*PROBLEM REQUIREMENTS*.
Look for "with" in the listing below. Gather each line that contains it.

>>>>>

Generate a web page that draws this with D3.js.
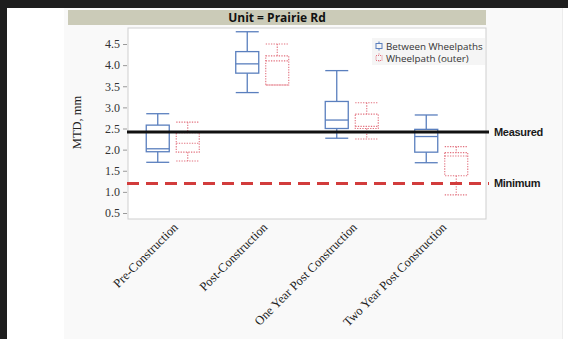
<!DOCTYPE html>
<html>
<head>
<meta charset="utf-8">
<script src="https://cdn.jsdelivr.net/npm/d3@7"></script>
<style>
  html, body { margin: 0; padding: 0; background: #ffffff; }
  svg { display: block; }
</style>
</head>
<body>
<script>
// Categories along the x axis
const categories = ["Pre-Construction", "Post-Construction", "One Year Post Construction", "Two Year Post Construction"];
const seriesNames = ["Between Wheelpaths", "Wheelpath (outer)"];

// Box statistics per category: [low whisker, Q1, median, Q3, high whisker]
const betweenWheelpaths = [
  [1.70, 1.95, 2.02, 2.58, 2.85],
  [3.35, 3.81, 4.03, 4.32, 4.79],
  [2.27, 2.50, 2.70, 3.14, 3.87],
  [1.69, 1.94, 2.31, 2.48, 2.82]
];
const wheelpathOuter = [
  [1.73, 1.94, 2.15, 2.40, 2.65],
  [3.53, 3.53, 4.10, 4.22, 4.50],
  [2.25, 2.50, 2.55, 2.84, 3.11],
  [0.93, 1.38, 1.85, 1.93, 2.07]
];

const yTicks = [0.5, 1.0, 1.5, 2.0, 2.5, 3.0, 3.5, 4.0, 4.5];

// Reference levels
const refLines = [
  { name: "Measured", value: 2.42 },
  { name: "Minimum", value: 1.2 }
];

const W = 568, H = 339;
const svg = d3.select("body").append("svg").attr("width", W).attr("height", H);
const serif = "'Liberation Serif', 'Times New Roman', serif";
const sans = "'Open Sans', 'DejaVu Sans', sans-serif";

// Page frame
svg.append("rect").attr("x", 0).attr("y", 0).attr("width", W).attr("height", H).attr("fill", "#ffffff");
svg.append("rect").attr("x", 64).attr("y", 7).attr("width", 498).attr("height", H - 7).attr("fill", "#f9f9f9");
svg.append("line").attr("x1", 562.5).attr("x2", 562.5).attr("y1", 7).attr("y2", H).attr("stroke", "#ececec");
svg.append("rect").attr("x", 0).attr("y", 0).attr("width", W).attr("height", 8).attr("fill", "#1e1e1e");
svg.append("rect").attr("x", 0).attr("y", 0).attr("width", 7).attr("height", H).attr("fill", "#1e1e1e");

const plot = { left: 128, right: 486, top: 28, bottom: 219 };

// Title band
svg.append("rect").attr("x", 68).attr("y", 10).attr("width", plot.right - 68).attr("height", 15)
  .attr("fill", "#cbcbb8");
svg.append("text").attr("x", (68 + plot.right) / 2).attr("y", 22)
  .attr("text-anchor", "middle").attr("font-family", sans)
  .attr("font-weight", "bold").attr("font-size", 12).attr("fill", "#111").text("Unit = Prairie Rd");

// Plot area
svg.append("rect").attr("x", plot.left).attr("y", plot.top)
  .attr("width", plot.right - plot.left).attr("height", plot.bottom - plot.top)
  .attr("fill", "#ffffff").attr("stroke", "#cfcfcf").attr("stroke-width", 1);

const x = d3.scaleBand().domain(categories).range([plot.left, plot.right]).padding(0);
const y = d3.scaleLinear().domain([0.5, 4.5]).range([213, 44]);
const offset = d3.scaleOrdinal().domain(seriesNames).range([-15, 15]);

// Y axis
const yAxis = d3.axisLeft(y).tickValues(yTicks).tickFormat(d3.format(".1f")).tickSize(4).tickPadding(3);
const gy = svg.append("g").attr("transform", `translate(${plot.left - 1},0)`).call(yAxis)
  .attr("font-family", serif).attr("font-size", 12);
gy.select(".domain").remove();
gy.selectAll(".tick line").attr("stroke", "#999");
gy.selectAll(".tick text").attr("fill", "#333");

svg.append("text").attr("transform", `translate(81,${(plot.top + plot.bottom) / 2 - 1}) rotate(-90)`)
  .attr("text-anchor", "middle").attr("font-family", serif)
  .attr("font-size", 12.5).attr("fill", "#222").text("MTD, mm");

// X axis labels (rotated)
const xAxis = d3.axisBottom(x).tickSize(0).tickPadding(0);
const gx = svg.append("g").attr("transform", `translate(0,${plot.bottom})`).call(xAxis)
  .attr("font-family", serif).attr("font-size", 12.5);
gx.select(".domain").remove();
gx.selectAll(".tick text")
  .attr("fill", "#222")
  .attr("text-anchor", "end").attr("dy", 0)
  .attr("transform", "translate(6,9) rotate(-45)");

// Box plots
const styles = {
  "Between Wheelpaths": { stroke: "#5a7fbe", dash: null, width: 1.3 },
  "Wheelpath (outer)": { stroke: "#e2727f", dash: "1.3,1.3", width: 1.1 }
};
const boxW = 23;

function drawBoxes(name, stats) {
  const st = styles[name];
  const g = svg.append("g").attr("fill", "none").attr("stroke", st.stroke)
    .attr("stroke-width", st.width).attr("stroke-dasharray", st.dash);
  categories.forEach((c, i) => {
    const [lo, q1, med, q3, hi] = stats[i];
    const cx = x(c) + x.bandwidth() / 2 + offset(name);
    const x0 = cx - boxW / 2, x1 = cx + boxW / 2;
    g.append("line").attr("x1", cx).attr("x2", cx).attr("y1", y(hi)).attr("y2", y(q3));
    g.append("line").attr("x1", cx).attr("x2", cx).attr("y1", y(q1)).attr("y2", y(lo));
    g.append("line").attr("x1", x0).attr("x2", x1).attr("y1", y(hi)).attr("y2", y(hi));
    g.append("line").attr("x1", x0).attr("x2", x1).attr("y1", y(lo)).attr("y2", y(lo));
    g.append("rect").attr("x", x0).attr("y", y(q3)).attr("width", boxW).attr("height", y(q1) - y(q3));
    g.append("line").attr("x1", x0).attr("x2", x1).attr("y1", y(med)).attr("y2", y(med));
  });
}
drawBoxes(seriesNames[0], betweenWheelpaths);
drawBoxes(seriesNames[1], wheelpathOuter);

// Legend
const lg = svg.append("g").attr("transform", "translate(372,38)");
lg.append("rect").attr("x", 0).attr("y", 0).attr("width", 113).attr("height", 27).attr("fill", "#f5f5f5");
seriesNames.forEach((n, i) => {
  const st = styles[n];
  const row = lg.append("g").attr("transform", `translate(4,${8 + i * 12})`);
  const ic = row.append("g").attr("fill", "none").attr("stroke", st.stroke).attr("stroke-width", 1)
    .attr("stroke-dasharray", st.dash ? "1,1" : null);
  ic.append("rect").attr("x", 0).attr("y", -2.5).attr("width", 6).attr("height", 5);
  ic.append("line").attr("x1", 3).attr("x2", 3).attr("y1", -4.5).attr("y2", -2.5);
  ic.append("line").attr("x1", 3).attr("x2", 3).attr("y1", 2.5).attr("y2", 4.5);
  row.append("text").attr("x", 10).attr("y", 3.5)
    .attr("font-family", sans).attr("font-size", 9.8)
    .attr("fill", "#333").text(n);
});

// Reference lines with labels
const refStyle = {
  Measured: { stroke: "#111", dash: null },
  Minimum: { stroke: "#d23c3c", dash: "12,7" }
};
refLines.forEach(r => {
  const st = refStyle[r.name];
  svg.append("line").attr("x1", plot.left - 1).attr("x2", 489)
    .attr("y1", y(r.value)).attr("y2", y(r.value))
    .attr("stroke", st.stroke).attr("stroke-width", 3).attr("stroke-dasharray", st.dash);
  svg.append("text").attr("x", 494).attr("y", y(r.value) + 4)
    .attr("font-family", "'Liberation Sans', Arial, sans-serif").attr("font-weight", "bold")
    .attr("font-size", 11).attr("fill", "#1a1a1a").attr("letter-spacing", -0.3).text(r.name);
});
</script>
</body>
</html>
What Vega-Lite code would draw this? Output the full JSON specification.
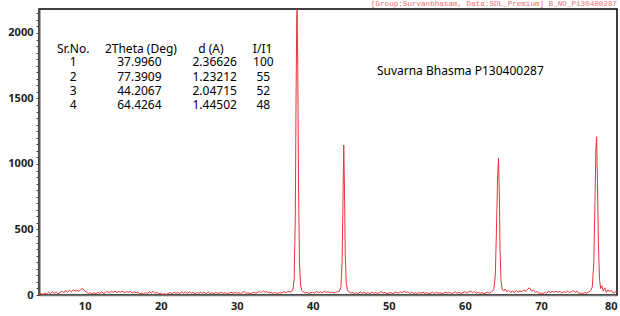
{
  "$schema": "https://vega.github.io/schema/vega-lite/v6.json",
  "width": 578,
  "height": 286,
  "autosize": {"type": "none"},
  "padding": {"left": 39, "top": 9, "right": 3, "bottom": 21},
  "background": "white",
  "title": {
    "text": "[Group:Survanbhasam, Data:SDL_Premium] B_NO_P130400287",
    "anchor": "end",
    "frame": "group",
    "orient": "top",
    "baseline": "alphabetic",
    "offset": -1,
    "dy": 5,
    "font": "Liberation Mono",
    "fontSize": 7.6,
    "fontWeight": "normal",
    "color": "#f07070"
  },
  "config": {
    "view": {"stroke": "#000000", "strokeWidth": 1.5},
    "axis": {"grid": false, "labelFont": "Noto Sans", "labelFontWeight": "bold", "labelFontSize": 11, "labelColor": "#222222", "labelOverlap": false}
  },
  "datasets": {
    "xrd": [
      {"t":4.0,"c":5},{"t":4.25,"c":12},{"t":4.5,"c":4},{"t":4.75,"c":15},{"t":5.0,"c":8},{"t":5.25,"c":20},{"t":5.5,"c":10},{"t":5.75,"c":25},
      {"t":6.0,"c":14},{"t":6.25,"c":22},{"t":6.5,"c":9},{"t":6.75,"c":18},{"t":7.0,"c":30},{"t":7.25,"c":15},{"t":7.5,"c":35},{"t":7.75,"c":20},
      {"t":8.0,"c":38},{"t":8.25,"c":25},{"t":8.5,"c":40},{"t":8.75,"c":30},{"t":9.0,"c":35},{"t":9.25,"c":28},{"t":9.5,"c":42},{"t":9.75,"c":50},
      {"t":10.0,"c":30},{"t":10.25,"c":22},{"t":10.5,"c":12},{"t":10.75,"c":18},{"t":11.0,"c":10},{"t":11.25,"c":15},{"t":11.5,"c":8},{"t":11.75,"c":20},
      {"t":12.0,"c":12},{"t":12.25,"c":25},{"t":12.5,"c":10},{"t":12.75,"c":18},{"t":13.0,"c":28},{"t":13.25,"c":15},{"t":13.5,"c":30},{"t":13.75,"c":20},
      {"t":14.0,"c":32},{"t":14.25,"c":18},{"t":14.5,"c":28},{"t":14.75,"c":22},{"t":15.0,"c":30},{"t":15.25,"c":15},{"t":15.5,"c":26},{"t":15.75,"c":20},
      {"t":16.0,"c":28},{"t":16.25,"c":14},{"t":16.5,"c":24},{"t":16.75,"c":18},{"t":17.0,"c":22},{"t":17.25,"c":10},{"t":17.5,"c":15},{"t":17.75,"c":8},
      {"t":18.0,"c":20},{"t":18.25,"c":12},{"t":18.5,"c":25},{"t":18.75,"c":15},{"t":19.0,"c":28},{"t":19.25,"c":12},{"t":19.5,"c":22},{"t":19.75,"c":8},
      {"t":20.0,"c":15},{"t":20.25,"c":5},{"t":20.5,"c":10},{"t":20.75,"c":4},{"t":21.0,"c":12},{"t":21.25,"c":18},{"t":21.5,"c":8},{"t":21.75,"c":22},
      {"t":22.0,"c":12},{"t":22.25,"c":20},{"t":22.5,"c":10},{"t":22.75,"c":25},{"t":23.0,"c":15},{"t":23.25,"c":22},{"t":23.5,"c":12},{"t":23.75,"c":24},
      {"t":24.0,"c":14},{"t":24.25,"c":20},{"t":24.5,"c":10},{"t":24.75,"c":18},{"t":25.0,"c":12},{"t":25.25,"c":22},{"t":25.5,"c":15},{"t":25.75,"c":20},
      {"t":26.0,"c":10},{"t":26.25,"c":25},{"t":26.5,"c":12},{"t":26.75,"c":18},{"t":27.0,"c":10},{"t":27.25,"c":20},{"t":27.5,"c":14},{"t":27.75,"c":15},
      {"t":28.0,"c":22},{"t":28.25,"c":12},{"t":28.5,"c":18},{"t":28.75,"c":10},{"t":29.0,"c":15},{"t":29.25,"c":22},{"t":29.5,"c":12},{"t":29.75,"c":20},
      {"t":30.0,"c":14},{"t":30.25,"c":18},{"t":30.5,"c":10},{"t":30.75,"c":20},{"t":31.0,"c":25},{"t":31.25,"c":12},{"t":31.5,"c":18},{"t":31.75,"c":10},
      {"t":32.0,"c":15},{"t":32.25,"c":22},{"t":32.5,"c":14},{"t":32.75,"c":20},{"t":33.0,"c":28},{"t":33.25,"c":18},{"t":33.5,"c":32},{"t":33.75,"c":20},
      {"t":34.0,"c":26},{"t":34.25,"c":15},{"t":34.5,"c":20},{"t":34.75,"c":12},{"t":35.0,"c":22},{"t":35.25,"c":10},{"t":35.5,"c":18},{"t":35.75,"c":15},
      {"t":36.0,"c":20},{"t":36.25,"c":25},{"t":36.5,"c":18},{"t":36.75,"c":28},{"t":37.0,"c":22},{"t":37.25,"c":30},{"t":37.4,"c":45},{"t":37.55,"c":120},
      {"t":37.7,"c":600},{"t":37.8,"c":1500},{"t":37.9,"c":2150},{"t":37.95,"c":2183},{"t":38.03,"c":1700},{"t":38.13,"c":800},{"t":38.25,"c":250},{"t":38.4,"c":70},
      {"t":38.55,"c":35},{"t":38.75,"c":25},{"t":39.0,"c":15},{"t":39.25,"c":22},{"t":39.5,"c":10},{"t":39.75,"c":18},{"t":40.0,"c":20},{"t":40.25,"c":14},
      {"t":40.5,"c":28},{"t":40.75,"c":18},{"t":41.0,"c":25},{"t":41.25,"c":15},{"t":41.5,"c":30},{"t":41.75,"c":20},{"t":42.0,"c":26},{"t":42.25,"c":18},
      {"t":42.5,"c":22},{"t":42.75,"c":15},{"t":43.0,"c":20},{"t":43.25,"c":25},{"t":43.5,"c":30},{"t":43.7,"c":60},{"t":43.85,"c":250},{"t":43.97,"c":700},
      {"t":44.07,"c":1145},{"t":44.17,"c":800},{"t":44.27,"c":300},{"t":44.4,"c":90},{"t":44.55,"c":40},{"t":44.75,"c":25},{"t":45.0,"c":15},{"t":45.25,"c":20},
      {"t":45.5,"c":10},{"t":45.75,"c":18},{"t":46.0,"c":12},{"t":46.25,"c":24},{"t":46.5,"c":14},{"t":46.75,"c":20},{"t":47.0,"c":12},{"t":47.25,"c":18},
      {"t":47.5,"c":10},{"t":47.75,"c":22},{"t":48.0,"c":14},{"t":48.25,"c":20},{"t":48.5,"c":12},{"t":48.75,"c":18},{"t":49.0,"c":26},{"t":49.25,"c":15},
      {"t":49.5,"c":20},{"t":49.75,"c":10},{"t":50.0,"c":14},{"t":50.25,"c":20},{"t":50.5,"c":10},{"t":50.75,"c":18},{"t":51.0,"c":22},{"t":51.25,"c":15},
      {"t":51.5,"c":24},{"t":51.75,"c":18},{"t":52.0,"c":28},{"t":52.25,"c":20},{"t":52.5,"c":24},{"t":52.75,"c":14},{"t":53.0,"c":20},{"t":53.25,"c":12},
      {"t":53.5,"c":18},{"t":53.75,"c":10},{"t":54.0,"c":20},{"t":54.25,"c":14},{"t":54.5,"c":22},{"t":54.75,"c":12},{"t":55.0,"c":18},{"t":55.25,"c":10},
      {"t":55.5,"c":15},{"t":55.75,"c":22},{"t":56.0,"c":12},{"t":56.25,"c":20},{"t":56.5,"c":14},{"t":56.75,"c":18},{"t":57.0,"c":10},{"t":57.25,"c":16},
      {"t":57.5,"c":22},{"t":57.75,"c":14},{"t":58.0,"c":20},{"t":58.25,"c":12},{"t":58.5,"c":18},{"t":58.75,"c":24},{"t":59.0,"c":14},{"t":59.25,"c":20},
      {"t":59.5,"c":12},{"t":59.75,"c":18},{"t":60.0,"c":25},{"t":60.25,"c":15},{"t":60.5,"c":22},{"t":60.75,"c":30},{"t":61.0,"c":18},{"t":61.25,"c":25},
      {"t":61.5,"c":14},{"t":61.75,"c":20},{"t":62.0,"c":12},{"t":62.25,"c":18},{"t":62.5,"c":10},{"t":62.75,"c":16},{"t":63.0,"c":20},{"t":63.25,"c":14},
      {"t":63.5,"c":24},{"t":63.8,"c":40},{"t":64.0,"c":150},{"t":64.15,"c":500},{"t":64.3,"c":900},{"t":64.42,"c":1045},{"t":64.52,"c":800},{"t":64.62,"c":350},
      {"t":64.75,"c":110},{"t":64.9,"c":45},{"t":65.1,"c":30},{"t":65.3,"c":45},{"t":65.5,"c":25},{"t":65.75,"c":35},{"t":66.0,"c":20},{"t":66.25,"c":30},
      {"t":66.5,"c":18},{"t":66.75,"c":35},{"t":67.0,"c":22},{"t":67.25,"c":30},{"t":67.5,"c":25},{"t":67.75,"c":40},{"t":68.0,"c":28},{"t":68.25,"c":45},
      {"t":68.5,"c":55},{"t":68.75,"c":30},{"t":69.0,"c":40},{"t":69.25,"c":20},{"t":69.5,"c":25},{"t":69.75,"c":12},{"t":70.0,"c":15},{"t":70.25,"c":10},
      {"t":70.5,"c":20},{"t":70.75,"c":12},{"t":71.0,"c":30},{"t":71.25,"c":18},{"t":71.5,"c":28},{"t":71.75,"c":22},{"t":72.0,"c":30},{"t":72.25,"c":20},
      {"t":72.5,"c":28},{"t":72.75,"c":15},{"t":73.0,"c":25},{"t":73.25,"c":20},{"t":73.5,"c":30},{"t":73.75,"c":18},{"t":74.0,"c":25},{"t":74.25,"c":35},
      {"t":74.5,"c":20},{"t":74.75,"c":28},{"t":75.0,"c":12},{"t":75.25,"c":15},{"t":75.5,"c":10},{"t":75.75,"c":18},{"t":76.0,"c":15},{"t":76.25,"c":22},
      {"t":76.5,"c":30},{"t":76.75,"c":60},{"t":76.95,"c":250},{"t":77.1,"c":700},{"t":77.22,"c":1100},{"t":77.32,"c":1208},{"t":77.42,"c":900},{"t":77.55,"c":400},
      {"t":77.7,"c":120},{"t":77.85,"c":50},{"t":78.0,"c":70},{"t":78.2,"c":30},{"t":78.4,"c":55},{"t":78.6,"c":20},{"t":78.8,"c":40},{"t":79.0,"c":25},
      {"t":79.25,"c":35},{"t":79.5,"c":15},{"t":79.75,"c":25},{"t":80.0,"c":18}
    ],
    "table": [
      {"t":8.5,"c":1875,"s":"Sr.No."},{"t":17.4,"c":1875,"s":"2Theta (Deg)"},{"t":26.6,"c":1875,"s":"d (A)"},{"t":33.4,"c":1875,"s":"I/I1"},
      {"t":8.5,"c":1777,"s":"1"},{"t":17.2,"c":1777,"s":"37.9960"},{"t":27.1,"c":1777,"s":"2.36626"},{"t":33.5,"c":1777,"s":"100"},
      {"t":8.5,"c":1663,"s":"2"},{"t":17.2,"c":1663,"s":"77.3909"},{"t":27.1,"c":1663,"s":"1.23212"},{"t":33.5,"c":1663,"s":"55"},
      {"t":8.5,"c":1558,"s":"3"},{"t":17.2,"c":1558,"s":"44.2067"},{"t":27.1,"c":1558,"s":"2.04715"},{"t":33.5,"c":1558,"s":"52"},
      {"t":8.5,"c":1450,"s":"4"},{"t":17.2,"c":1450,"s":"64.4264"},{"t":27.1,"c":1450,"s":"1.44502"},{"t":33.5,"c":1450,"s":"48"}
    ],
    "label": [
      {"t":59.4,"c":1712,"s":"Suvarna Bhasma P130400287"}
    ]
  },
  "encoding": {
    "x": {"field": "t", "type": "quantitative", "scale": {"domain": [4, 80], "nice": false, "zero": false},
      "axis": {"title": null, "values": [10,20,30,40,50,60,70,80], "ticks": false, "domainColor": "#777777", "domainWidth": 1.5, "labelPadding": 5, "labelFlush": true, "labelOverlap": false, "labelBound": false}},
    "y": {"field": "c", "type": "quantitative", "scale": {"domain": [0, 2183], "nice": false},
      "axis": {"title": null,
        "values": [0,50,100,150,200,250,300,350,400,450,500,550,600,650,700,750,800,850,900,950,1000,1050,1100,1150,1200,1250,1300,1350,1400,1450,1500,1550,1600,1650,1700,1750,1800,1850,1900,1950,2000,2050,2100,2150],
        "labelExpr": "datum.value % 500 == 0 ? datum.label : ''",
        "labelOverlap": false,
        "labelBound": false,
        "format": "d",
        "tickSize": 3, "tickColor": "#444444", "tickWidth": 1,
        "domainColor": "#555555", "domainWidth": 2, "labelPadding": 3, "labelFlush": false}}
  },
  "layer": [
    {
      "data": {"name": "xrd"},
      "mark": {"type": "line", "color": "#e8333a", "strokeWidth": 1, "clip": true, "interpolate": "linear"}
    },
    {
      "data": {"name": "table"},
      "mark": {"type": "text", "font": "Noto Sans", "fontSize": 12, "color": "#000000", "align": "center", "baseline": "middle"},
      "encoding": {"text": {"field": "s"}}
    },
    {
      "data": {"name": "label"},
      "mark": {"type": "text", "font": "Noto Sans", "fontSize": 12, "color": "#000000", "align": "center", "baseline": "middle"},
      "encoding": {"text": {"field": "s"}}
    }
  ]
}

<<<<<

*EXPECTED ANSWER*.
Generate a web page that draws this with D3.js.
// Reference lines with labels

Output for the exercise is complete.